◆ WRITTEN PROBLEM: Will you transcribe all the entries word for word, skipping the pictures they hold?

** Start **

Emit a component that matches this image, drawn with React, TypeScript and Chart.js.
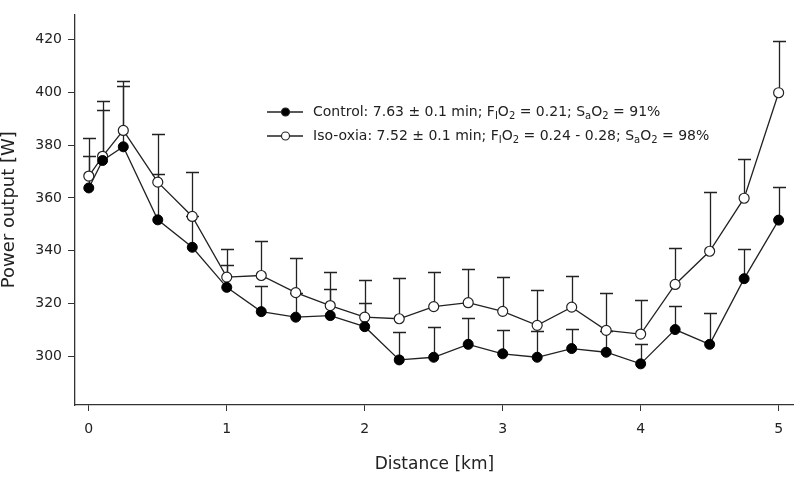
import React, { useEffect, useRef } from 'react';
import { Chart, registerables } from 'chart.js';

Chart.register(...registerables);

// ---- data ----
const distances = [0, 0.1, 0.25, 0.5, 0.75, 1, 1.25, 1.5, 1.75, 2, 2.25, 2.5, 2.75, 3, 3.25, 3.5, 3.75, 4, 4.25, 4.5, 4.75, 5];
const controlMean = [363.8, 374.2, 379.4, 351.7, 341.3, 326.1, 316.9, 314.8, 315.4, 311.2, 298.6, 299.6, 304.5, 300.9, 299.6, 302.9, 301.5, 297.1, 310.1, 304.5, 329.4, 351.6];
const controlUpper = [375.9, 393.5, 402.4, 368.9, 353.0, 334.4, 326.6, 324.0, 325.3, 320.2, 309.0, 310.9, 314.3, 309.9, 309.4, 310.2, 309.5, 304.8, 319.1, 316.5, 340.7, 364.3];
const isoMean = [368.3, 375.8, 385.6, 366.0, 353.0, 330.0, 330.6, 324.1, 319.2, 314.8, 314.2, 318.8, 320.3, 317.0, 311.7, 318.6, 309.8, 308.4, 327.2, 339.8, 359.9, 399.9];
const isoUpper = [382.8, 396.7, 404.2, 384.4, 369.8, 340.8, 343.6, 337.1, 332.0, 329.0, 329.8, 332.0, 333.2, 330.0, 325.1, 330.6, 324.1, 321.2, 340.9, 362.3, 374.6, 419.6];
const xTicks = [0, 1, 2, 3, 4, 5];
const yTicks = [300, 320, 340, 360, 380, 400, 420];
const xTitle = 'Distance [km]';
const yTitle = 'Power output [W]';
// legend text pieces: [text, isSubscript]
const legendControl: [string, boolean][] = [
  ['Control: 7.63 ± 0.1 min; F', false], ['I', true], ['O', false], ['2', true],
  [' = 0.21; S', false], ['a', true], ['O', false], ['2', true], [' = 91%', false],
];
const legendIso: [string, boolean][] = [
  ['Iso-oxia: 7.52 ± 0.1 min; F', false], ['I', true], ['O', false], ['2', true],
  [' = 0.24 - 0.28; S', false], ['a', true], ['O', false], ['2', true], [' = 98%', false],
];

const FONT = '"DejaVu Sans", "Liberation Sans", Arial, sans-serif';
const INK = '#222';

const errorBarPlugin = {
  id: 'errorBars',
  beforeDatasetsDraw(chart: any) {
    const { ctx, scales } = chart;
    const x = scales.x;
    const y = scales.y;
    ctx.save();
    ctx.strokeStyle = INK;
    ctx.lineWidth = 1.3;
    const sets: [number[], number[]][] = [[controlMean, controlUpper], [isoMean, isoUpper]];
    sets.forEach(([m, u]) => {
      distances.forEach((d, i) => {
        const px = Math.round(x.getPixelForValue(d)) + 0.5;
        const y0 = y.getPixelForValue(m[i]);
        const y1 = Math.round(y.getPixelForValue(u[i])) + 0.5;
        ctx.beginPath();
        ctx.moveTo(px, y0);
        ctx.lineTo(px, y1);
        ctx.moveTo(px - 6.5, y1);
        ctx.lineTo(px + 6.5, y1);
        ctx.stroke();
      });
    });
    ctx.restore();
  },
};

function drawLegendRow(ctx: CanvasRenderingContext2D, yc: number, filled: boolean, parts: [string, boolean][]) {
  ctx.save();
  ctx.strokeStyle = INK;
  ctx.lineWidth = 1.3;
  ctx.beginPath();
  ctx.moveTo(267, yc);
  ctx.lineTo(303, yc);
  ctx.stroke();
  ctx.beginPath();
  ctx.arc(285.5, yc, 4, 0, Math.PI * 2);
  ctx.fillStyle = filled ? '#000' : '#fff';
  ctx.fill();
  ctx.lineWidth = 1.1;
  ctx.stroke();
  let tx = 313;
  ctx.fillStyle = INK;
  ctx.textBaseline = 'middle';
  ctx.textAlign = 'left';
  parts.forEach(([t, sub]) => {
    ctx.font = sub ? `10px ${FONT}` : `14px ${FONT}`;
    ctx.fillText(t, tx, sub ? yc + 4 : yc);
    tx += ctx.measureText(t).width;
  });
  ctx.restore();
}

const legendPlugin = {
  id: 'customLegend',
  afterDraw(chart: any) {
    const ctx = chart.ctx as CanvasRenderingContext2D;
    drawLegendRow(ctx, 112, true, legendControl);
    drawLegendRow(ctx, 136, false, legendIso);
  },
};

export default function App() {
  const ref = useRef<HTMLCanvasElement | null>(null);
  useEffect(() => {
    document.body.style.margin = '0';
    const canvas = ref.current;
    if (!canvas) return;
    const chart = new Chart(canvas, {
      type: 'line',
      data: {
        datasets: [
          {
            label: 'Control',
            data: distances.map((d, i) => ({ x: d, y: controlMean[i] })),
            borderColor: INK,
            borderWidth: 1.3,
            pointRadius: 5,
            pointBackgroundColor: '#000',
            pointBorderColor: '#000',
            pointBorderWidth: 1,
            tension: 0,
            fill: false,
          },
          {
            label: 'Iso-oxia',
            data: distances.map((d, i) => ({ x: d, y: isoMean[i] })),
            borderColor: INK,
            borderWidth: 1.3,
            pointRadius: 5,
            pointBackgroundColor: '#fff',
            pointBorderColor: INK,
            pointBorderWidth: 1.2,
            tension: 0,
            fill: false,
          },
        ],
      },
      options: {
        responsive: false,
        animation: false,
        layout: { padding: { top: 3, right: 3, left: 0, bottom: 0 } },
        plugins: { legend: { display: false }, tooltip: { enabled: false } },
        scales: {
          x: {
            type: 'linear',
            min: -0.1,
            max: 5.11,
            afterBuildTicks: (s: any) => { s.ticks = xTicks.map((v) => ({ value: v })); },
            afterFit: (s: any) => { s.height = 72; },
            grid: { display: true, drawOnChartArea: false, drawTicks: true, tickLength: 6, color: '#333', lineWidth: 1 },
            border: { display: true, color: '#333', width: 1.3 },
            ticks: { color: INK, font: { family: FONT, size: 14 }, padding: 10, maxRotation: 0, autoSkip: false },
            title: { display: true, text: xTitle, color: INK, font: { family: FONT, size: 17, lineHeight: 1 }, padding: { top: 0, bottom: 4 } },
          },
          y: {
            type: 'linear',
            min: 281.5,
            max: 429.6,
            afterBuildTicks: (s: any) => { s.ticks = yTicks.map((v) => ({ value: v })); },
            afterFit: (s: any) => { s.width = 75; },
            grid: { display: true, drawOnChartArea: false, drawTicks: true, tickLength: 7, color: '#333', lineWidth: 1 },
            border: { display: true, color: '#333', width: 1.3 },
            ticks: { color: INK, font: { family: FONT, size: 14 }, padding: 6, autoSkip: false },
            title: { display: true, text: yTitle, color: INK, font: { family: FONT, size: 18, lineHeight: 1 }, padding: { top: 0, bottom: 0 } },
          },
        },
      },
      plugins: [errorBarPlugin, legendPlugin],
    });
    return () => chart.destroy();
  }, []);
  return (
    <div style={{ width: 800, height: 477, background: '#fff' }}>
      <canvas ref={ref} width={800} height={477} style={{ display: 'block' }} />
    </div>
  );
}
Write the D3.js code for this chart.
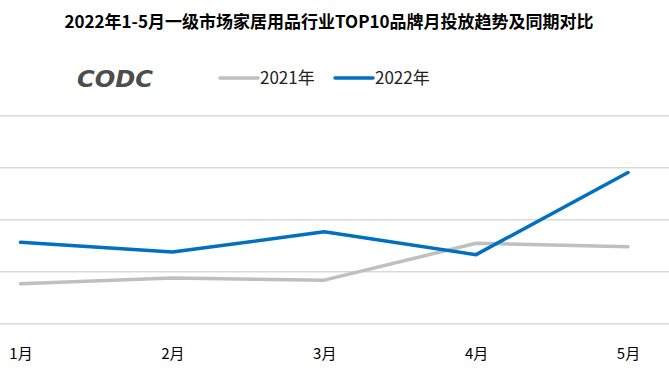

** End **

◆ RESULT OF THIS TASK:
Emit a component that matches this image, drawn with React, TypeScript and Chart.js.
import React, { useEffect, useRef } from 'react';
import { Chart, registerables } from 'chart.js';

Chart.register(...registerables);

// ---- data ----
const distances = [0, 0.1, 0.25, 0.5, 0.75, 1, 1.25, 1.5, 1.75, 2, 2.25, 2.5, 2.75, 3, 3.25, 3.5, 3.75, 4, 4.25, 4.5, 4.75, 5];
const controlMean = [363.8, 374.2, 379.4, 351.7, 341.3, 326.1, 316.9, 314.8, 315.4, 311.2, 298.6, 299.6, 304.5, 300.9, 299.6, 302.9, 301.5, 297.1, 310.1, 304.5, 329.4, 351.6];
const controlUpper = [375.9, 393.5, 402.4, 368.9, 353.0, 334.4, 326.6, 324.0, 325.3, 320.2, 309.0, 310.9, 314.3, 309.9, 309.4, 310.2, 309.5, 304.8, 319.1, 316.5, 340.7, 364.3];
const isoMean = [368.3, 375.8, 385.6, 366.0, 353.0, 330.0, 330.6, 324.1, 319.2, 314.8, 314.2, 318.8, 320.3, 317.0, 311.7, 318.6, 309.8, 308.4, 327.2, 339.8, 359.9, 399.9];
const isoUpper = [382.8, 396.7, 404.2, 384.4, 369.8, 340.8, 343.6, 337.1, 332.0, 329.0, 329.8, 332.0, 333.2, 330.0, 325.1, 330.6, 324.1, 321.2, 340.9, 362.3, 374.6, 419.6];
const xTicks = [0, 1, 2, 3, 4, 5];
const yTicks = [300, 320, 340, 360, 380, 400, 420];
const xTitle = 'Distance [km]';
const yTitle = 'Power output [W]';
// legend text pieces: [text, isSubscript]
const legendControl: [string, boolean][] = [
  ['Control: 7.63 ± 0.1 min; F', false], ['I', true], ['O', false], ['2', true],
  [' = 0.21; S', false], ['a', true], ['O', false], ['2', true], [' = 91%', false],
];
const legendIso: [string, boolean][] = [
  ['Iso-oxia: 7.52 ± 0.1 min; F', false], ['I', true], ['O', false], ['2', true],
  [' = 0.24 - 0.28; S', false], ['a', true], ['O', false], ['2', true], [' = 98%', false],
];

const FONT = '"DejaVu Sans", "Liberation Sans", Arial, sans-serif';
const INK = '#222';

const errorBarPlugin = {
  id: 'errorBars',
  beforeDatasetsDraw(chart: any) {
    const { ctx, scales } = chart;
    const x = scales.x;
    const y = scales.y;
    ctx.save();
    ctx.strokeStyle = INK;
    ctx.lineWidth = 1.3;
    const sets: [number[], number[]][] = [[controlMean, controlUpper], [isoMean, isoUpper]];
    sets.forEach(([m, u]) => {
      distances.forEach((d, i) => {
        const px = Math.round(x.getPixelForValue(d)) + 0.5;
        const y0 = y.getPixelForValue(m[i]);
        const y1 = Math.round(y.getPixelForValue(u[i])) + 0.5;
        ctx.beginPath();
        ctx.moveTo(px, y0);
        ctx.lineTo(px, y1);
        ctx.moveTo(px - 6.5, y1);
        ctx.lineTo(px + 6.5, y1);
        ctx.stroke();
      });
    });
    ctx.restore();
  },
};

function drawLegendRow(ctx: CanvasRenderingContext2D, yc: number, filled: boolean, parts: [string, boolean][]) {
  ctx.save();
  ctx.strokeStyle = INK;
  ctx.lineWidth = 1.3;
  ctx.beginPath();
  ctx.moveTo(267, yc);
  ctx.lineTo(303, yc);
  ctx.stroke();
  ctx.beginPath();
  ctx.arc(285.5, yc, 4, 0, Math.PI * 2);
  ctx.fillStyle = filled ? '#000' : '#fff';
  ctx.fill();
  ctx.lineWidth = 1.1;
  ctx.stroke();
  let tx = 313;
  ctx.fillStyle = INK;
  ctx.textBaseline = 'middle';
  ctx.textAlign = 'left';
  parts.forEach(([t, sub]) => {
    ctx.font = sub ? `10px ${FONT}` : `14px ${FONT}`;
    ctx.fillText(t, tx, sub ? yc + 4 : yc);
    tx += ctx.measureText(t).width;
  });
  ctx.restore();
}

const legendPlugin = {
  id: 'customLegend',
  afterDraw(chart: any) {
    const ctx = chart.ctx as CanvasRenderingContext2D;
    drawLegendRow(ctx, 112, true, legendControl);
    drawLegendRow(ctx, 136, false, legendIso);
  },
};

export default function App() {
  const ref = useRef<HTMLCanvasElement | null>(null);
  useEffect(() => {
    document.body.style.margin = '0';
    const canvas = ref.current;
    if (!canvas) return;
    const chart = new Chart(canvas, {
      type: 'line',
      data: {
        datasets: [
          {
            label: 'Control',
            data: distances.map((d, i) => ({ x: d, y: controlMean[i] })),
            borderColor: INK,
            borderWidth: 1.3,
            pointRadius: 5,
            pointBackgroundColor: '#000',
            pointBorderColor: '#000',
            pointBorderWidth: 1,
            tension: 0,
            fill: false,
          },
          {
            label: 'Iso-oxia',
            data: distances.map((d, i) => ({ x: d, y: isoMean[i] })),
            borderColor: INK,
            borderWidth: 1.3,
            pointRadius: 5,
            pointBackgroundColor: '#fff',
            pointBorderColor: INK,
            pointBorderWidth: 1.2,
            tension: 0,
            fill: false,
          },
        ],
      },
      options: {
        responsive: false,
        animation: false,
        layout: { padding: { top: 3, right: 3, left: 0, bottom: 0 } },
        plugins: { legend: { display: false }, tooltip: { enabled: false } },
        scales: {
          x: {
            type: 'linear',
            min: -0.1,
            max: 5.11,
            afterBuildTicks: (s: any) => { s.ticks = xTicks.map((v) => ({ value: v })); },
            afterFit: (s: any) => { s.height = 72; },
            grid: { display: true, drawOnChartArea: false, drawTicks: true, tickLength: 6, color: '#333', lineWidth: 1 },
            border: { display: true, color: '#333', width: 1.3 },
            ticks: { color: INK, font: { family: FONT, size: 14 }, padding: 10, maxRotation: 0, autoSkip: false },
            title: { display: true, text: xTitle, color: INK, font: { family: FONT, size: 17, lineHeight: 1 }, padding: { top: 0, bottom: 4 } },
          },
          y: {
            type: 'linear',
            min: 281.5,
            max: 429.6,
            afterBuildTicks: (s: any) => { s.ticks = yTicks.map((v) => ({ value: v })); },
            afterFit: (s: any) => { s.width = 75; },
            grid: { display: true, drawOnChartArea: false, drawTicks: true, tickLength: 7, color: '#333', lineWidth: 1 },
            border: { display: true, color: '#333', width: 1.3 },
            ticks: { color: INK, font: { family: FONT, size: 14 }, padding: 6, autoSkip: false },
            title: { display: true, text: yTitle, color: INK, font: { family: FONT, size: 18, lineHeight: 1 }, padding: { top: 0, bottom: 0 } },
          },
        },
      },
      plugins: [errorBarPlugin, legendPlugin],
    });
    return () => chart.destroy();
  }, []);
  return (
    <div style={{ width: 800, height: 477, background: '#fff' }}>
      <canvas ref={ref} width={800} height={477} style={{ display: 'block' }} />
    </div>
  );
}
Write the D3.js code for this chart.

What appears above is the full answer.